I enjoyed the irony of the first related article "Robert Kiyosaki Says You Should be Worried if You Are Counting on the Stock Market for Retirement"
I agree with him too - we're just now beginning to see the results of the banks and politicians shenanigans over the last 15 years. If you think it's bad now, wait until the banks 'accounting practices' are exposed to the light...
Investing on hope is never a good idea, history shows this quite successfully. Even the 'buy above 200 moving average and sell below the 200 moving average' trading philosophy over a long time frame will see you retire wealthy. It's not rocket science!
David, if you compare the S&P 500 chart, the patterns are virtually identical to the Dow. The only difference really is some of the percentages of the actual drops/gains, but the patterns and trends are virtually the same.
For instance, look at the 2005-present S&P chart vs. the same time period above. If you took the labels off, you wouldn't be able to tell the difference.
The S&P is much more broad, yes, but in the end the same issues apply.
I'm glad there are some level-headed people out there like you guys. It pains me to see a 30 year old come into my office and demand that they reallocate all of their 401k into bonds because they are scared of what the market is doing lately.
For most, they are essentially locking in losses and negating any effect that DCA could have. On top of that, these types of people are always behind the curve so to speak. They wait until the market does something major, THEN they make a change. So more than likely they will stick in bonds, and then only after the market begins to go up again for another 3-6 months will they jump back into equities.
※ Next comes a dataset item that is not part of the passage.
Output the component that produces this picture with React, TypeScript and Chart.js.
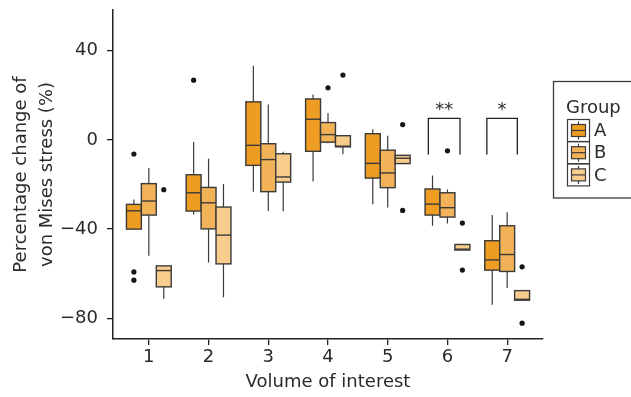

Sure, it might be a good idea to tweak your holdings a bit. Maybe change how much international stock you have, add more growth or more value, etc. But you should never drastically stray from your core strategy based on what happens from month to month in the market.
Jeremy, this is an excellent illustration of how the market works for a long term investment. I only have long term investments right now, and to be honest, I'm not worried at all. I invest via dollar cost averaging in my 401(k) and Roth IRAs and allow the markets to do the rest. I have about 30 years or so before I will be able to access those funds, so I think it is best for me to focus on what matters the most now - asset allocation and maintaining low fees. I think the rest will work itself out.
I'm going to continue to invest as normal, and call me weird, but if the market goes down I won't be worried, or start to sell, rather, the further down it goes, the more likely I am to want to start buying. The fact that I have about 35 yrs to retirement combined with the fact that I don't have *that* much invested yet probably makes me a bit more risk tolerant ;)
Lovely article :)
Whenever I check the market and feel tempted to sit out for some time, I will simply look at your final graph and that will get me to continue to invest instead of waiting in the sidelines.
For reinforcement, I will probably plot the DOW for 30 years!!!